First of all, thank you for reading my works and supporting me and my writings!
You might have noticed, I'm not as active as before due to many reason.
I just felt like im neglecting my readers so I want to address this.
So, recently I felt like quit writing and leaving everything.
For someone's goal being the person to help reach out to other writers to share their work no matter what they have written, be it be a hobby or a dream,
how can I quit and leave everything behind?
But as a writer myself I wasn't improving. I was stuck. I didn't know what to do. I couldn't write anymore.
If that's the case, how can I encourage other to write and publish? How can I tell them to write again?
When I myself have lost the hope.
I talked to some writers and even Sydney from here on Commaful Discord chat that what I needed was a break.
'cause I wasn't really taking one when I was stuck writing Reverie. When I then discovered Commaful but was stuck again.
When I couldn't continue writing any of my other work 'cause I was keep jumping from one thing to another.

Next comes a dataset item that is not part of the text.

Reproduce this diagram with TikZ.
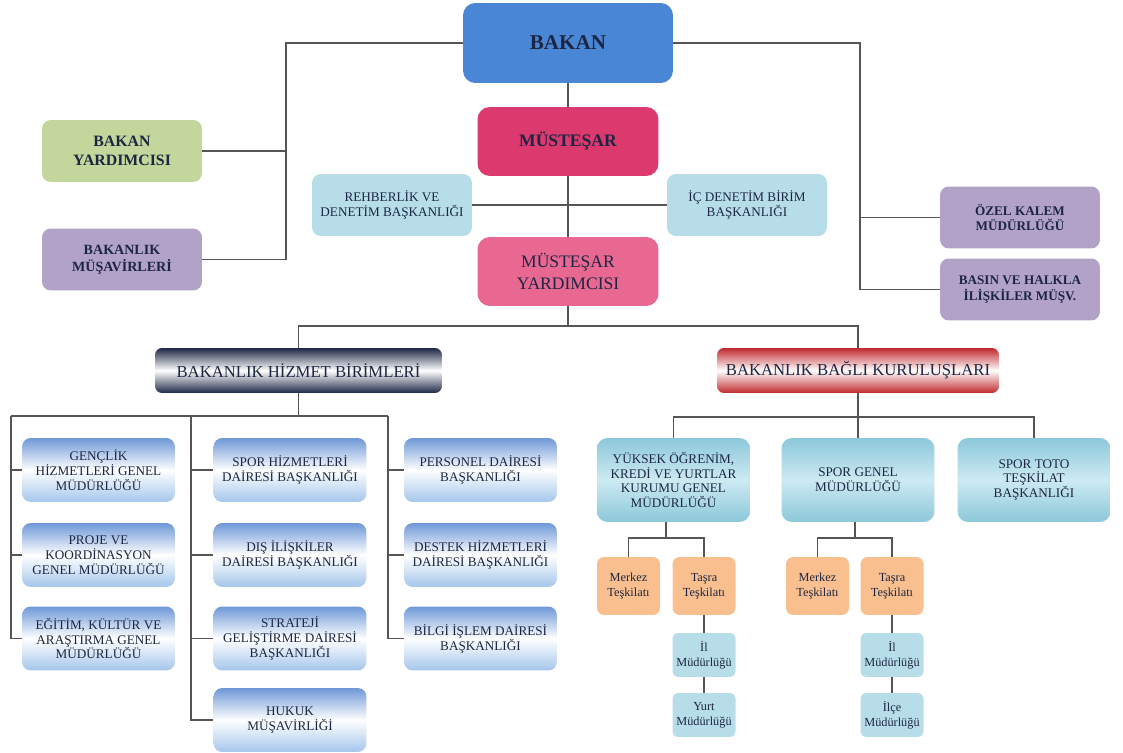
\documentclass[tikz,border=0pt]{standalone}
\usepackage{fontspec}
\setmainfont{Liberation Serif}
\definecolor{bakanblue}{RGB}{74,134,214}
\definecolor{mustred}{RGB}{220,58,110}
\definecolor{mustpink}{RGB}{232,104,146}
\definecolor{paleblue}{RGB}{183,222,232}
\definecolor{leafgreen}{RGB}{195,214,155}
\definecolor{lilac}{RGB}{178,162,199}
\definecolor{peach}{RGB}{249,191,143}
\definecolor{navytext}{RGB}{28,38,66}
\definecolor{linegray}{RGB}{85,85,85}
\definecolor{hdnavy}{RGB}{30,40,70}
\definecolor{hdred}{RGB}{192,40,45}
\definecolor{unittop}{RGB}{110,152,215}
\definecolor{unitbot}{RGB}{165,198,235}
\definecolor{tealtop}{RGB}{140,200,218}
\definecolor{tealmid}{RGB}{205,234,242}
\usetikzlibrary{positioning}

\begin{document}
\begin{tikzpicture}[x=0.02cm,y=-0.02cm,
    every node/.style={align=center,text=navytext,inner sep=1pt},
    top node/.style={rounded corners=7pt,minimum width=3.62cm,minimum height=1.38cm,font=\bfseries\fontsize{10}{12}\selectfont},
    side node/.style={rounded corners=5pt,minimum width=3.2cm,minimum height=1.24cm,font=\bfseries\fontsize{8}{9.5}\selectfont},
    audit node/.style={side node,fill=paleblue,font=\fontsize{7.5}{9}\selectfont},
    head node/.style={rounded corners=4pt,minimum height=0.9cm,top color=#1,bottom color=#1,middle color=white,font=\fontsize{9.5}{11}\selectfont},
    unit node/.style={rounded corners=5pt,minimum width=3.06cm,minimum height=1.28cm,top color=unittop,bottom color=unitbot,middle color=white,font=\fontsize{7.5}{8.5}\selectfont},
    org node/.style={rounded corners=6pt,minimum width=3.06cm,minimum height=1.68cm,top color=tealtop,bottom color=tealtop,middle color=tealmid,font=\fontsize{7.5}{8.5}\selectfont},
    sub node/.style={rounded corners=4pt,minimum width=1.26cm,minimum height=1.16cm,fill=peach,font=\fontsize{7}{8.5}\selectfont},
    leaf node/.style={rounded corners=3pt,minimum width=1.26cm,minimum height=0.88cm,fill=paleblue,font=\fontsize{7}{8.5}\selectfont},
    link/.style={draw=linegray,line width=1pt}]
    \useasboundingbox (0,0) rectangle (1123,753);

    % top of the chart
    \node[top node,fill=bakanblue,minimum width=4.2cm,minimum height=1.6cm,font=\bfseries\fontsize{12}{14}\selectfont] at (568,43) (bakan) {BAKAN};
    \node[top node,fill=mustred] at (568,141.5) (must) {MÜSTEŞAR};
    \node[top node,fill=mustpink,font=\fontsize{10}{12}\selectfont] at (568,271.5) (yard) {MÜSTEŞAR\\YARDIMCISI};
    \node[audit node] at (392,205) (rehber) {REHBERLİK VE\\DENETİM BAŞKANLIĞI};
    \node[audit node] at (747,205) (icden) {İÇ DENETİM BİRİM\\BAŞKANLIĞI};
    \node[side node,fill=leafgreen,font=\bfseries\fontsize{9}{10.5}\selectfont] at (122,151) (bakyard) {BAKAN\\YARDIMCISI};
    \node[side node,fill=lilac] at (122,259.5) (musav) {BAKANLIK\\MÜŞAVİRLERİ};
    \node[side node,fill=lilac,font=\bfseries\fontsize{7.5}{9}\selectfont] at (1020,217.5) (ozel) {ÖZEL KALEM\\MÜDÜRLÜĞÜ};
    \node[side node,fill=lilac,font=\bfseries\fontsize{7.5}{9}\selectfont] at (1020,289.5) (basin) {BASIN VE HALKLA\\İLİŞKİLER MÜŞV.};

    % two branches
    \node[head node=hdnavy,minimum width=5.74cm] at (298.5,370.5) (hizmet) {BAKANLIK HİZMET BİRİMLERİ};
    \node[head node=hdred,minimum width=5.64cm] at (858,370.5) (bagli) {BAKANLIK BAĞLI KURULUŞLARI};

    \node[unit node] at (98.5,470) (genclik) {GENÇLİK\\HİZMETLERİ GENEL\\MÜDÜRLÜĞÜ};
    \node[unit node] at (98.5,555) (proje) {PROJE VE\\KOORDİNASYON\\GENEL MÜDÜRLÜĞÜ};
    \node[unit node] at (98.5,638.5) (egitim) {EĞİTİM, KÜLTÜR VE\\ARAŞTIRMA GENEL\\MÜDÜRLÜĞÜ};
    \node[unit node] at (290,470) (sporhiz) {SPOR HİZMETLERİ\\DAİRESİ BAŞKANLIĞI};
    \node[unit node] at (290,555) (dis) {DIŞ İLİŞKİLER\\DAİRESİ BAŞKANLIĞI};
    \node[unit node] at (290,638.5) (strateji) {STRATEJİ\\GELİŞTİRME DAİRESİ\\BAŞKANLIĞI};
    \node[unit node] at (290,720) (hukuk) {HUKUK\\MÜŞAVİRLİĞİ};
    \node[unit node] at (480.5,470) (personel) {PERSONEL DAİRESİ\\BAŞKANLIĞI};
    \node[unit node] at (480.5,555) (destek) {DESTEK HİZMETLERİ\\DAİRESİ BAŞKANLIĞI};
    \node[unit node] at (480.5,638.5) (bilgi) {BİLGİ İŞLEM DAİRESİ\\BAŞKANLIĞI};

    \node[org node] at (673.5,480) (yuksek) {YÜKSEK ÖĞRENİM,\\KREDİ VE YURTLAR\\KURUMU GENEL\\MÜDÜRLÜĞÜ};
    \node[org node] at (858,480) (sporgenel) {SPOR GENEL\\MÜDÜRLÜĞÜ};
    \node[org node] at (1034,480) (sportoto) {SPOR TOTO\\TEŞKİLAT\\BAŞKANLIĞI};

    \node[sub node] at (628.5,586) (merkeza) {Merkez\\Teşkilatı};
    \node[sub node] at (704,586) (tasraa) {Taşra\\Teşkilatı};
    \node[leaf node] at (704,655) (ila) {İl\\Müdürlüğü};
    \node[leaf node] at (704,715) (yurt) {Yurt\\Müdürlüğü};
    \node[sub node] at (817.5,586) (merkezb) {Merkez\\Teşkilatı};
    \node[sub node] at (892,586) (tasrab) {Taşra\\Teşkilatı};
    \node[leaf node] at (892,655) (ilb) {İl\\Müdürlüğü};
    \node[leaf node] at (892,715) (ilce) {İlçe\\Müdürlüğü};

    % connectors
    \coordinate (lb) at (286,43);
    \coordinate (rb) at (860,43);
    \coordinate (bus) at (568,326);
    \path[link] (bakan) edge (must)
        (must) edge (yard)
        (rehber) edge (icden)
        (yard) edge (bus);
    \draw[link] (bakan.west) -- (lb) |- (musav.east);
    \draw[link] (bakyard.east) -- (bakyard.east -| lb);
    \draw[link] (bakan.east) -- (rb) |- (basin.west);
    \draw[link] (ozel.west) -- (ozel.west -| rb);
    \draw[link] (hizmet.north) |- (bus) -| (bagli.north);

    \coordinate (hl) at (11,416);
    \coordinate (hm) at (191,416);
    \coordinate (hr) at (388,416);
    \draw[link] (hizmet.south) -- (hizmet.south |- hl);
    \draw[link] (hl) -- (hr);
    \draw[link] (hl) |- (egitim.west);
    \draw[link] (hm) |- (hukuk.west);
    \draw[link] (hr) |- (bilgi.west);
    \foreach \n in {genclik,proje} \draw[link] (\n.west) -- (\n.west -| hl);
    \foreach \n in {sporhiz,dis,strateji} \draw[link] (\n.west) -- (\n.west -| hm);
    \foreach \n in {personel,destek} \draw[link] (\n.west) -- (\n.west -| hr);

    \coordinate (yk) at (666,538);
    \coordinate (sk) at (855,538);
    \draw[link] (bagli.south) -- (sporgenel.north);
    \draw[link] (yuksek.north) -- ++(0,-21) -| (sportoto.north);
    \draw[link] (yuksek.south -| yk) -- (yk);
    \draw[link] (merkeza.north) |- (yk) -| (tasraa.north);
    \draw[link] (sporgenel.south -| sk) -- (sk);
    \draw[link] (merkezb.north) |- (sk) -| (tasrab.north);
    \path[link] (tasraa) edge (ila)
        (ila) edge (yurt)
        (tasrab) edge (ilb)
        (ilb) edge (ilce);
\end{tikzpicture}
\end{document}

I wasn't writing but my mind was full of it. That made lose hope. That's when I realized I was too into it that I can't even let go of.
I still wonder what am I afraid of? I was scared to take a break even for a while. Because it took so long for me to find myself and something that I'm good at. If I left it what will I be?
The answer is, I'll still be me no matter what I do. Even if i take a break I wont be any less of a writer.
So ,yes, I took a break without announcing to anyone.
But after a month or so I wrote a chapter for a book that I last wrote 2 years ago.
Though not many I got new readers, new friends who supporting me even my best friend who didn't get the chance to read the books when I started is reading them now. I was happy. I'm happy.
Okay so ranting aside, what's the lesson i learned here? To let go of things wholeheartedly if it meant to be you will get back to it before you know it.
Accept that things won't be there forever but new things will keep happening you just have to accept it and adapt.
Don't let yourself become obsess as it can blind you from seeing what is really going on.
What was I obsess of? To keep doing something that I couldn't do. What was it? Writing.
Concluding my rant, I'll be back when I'm back. But I'll be still writing or at least be thinking about it.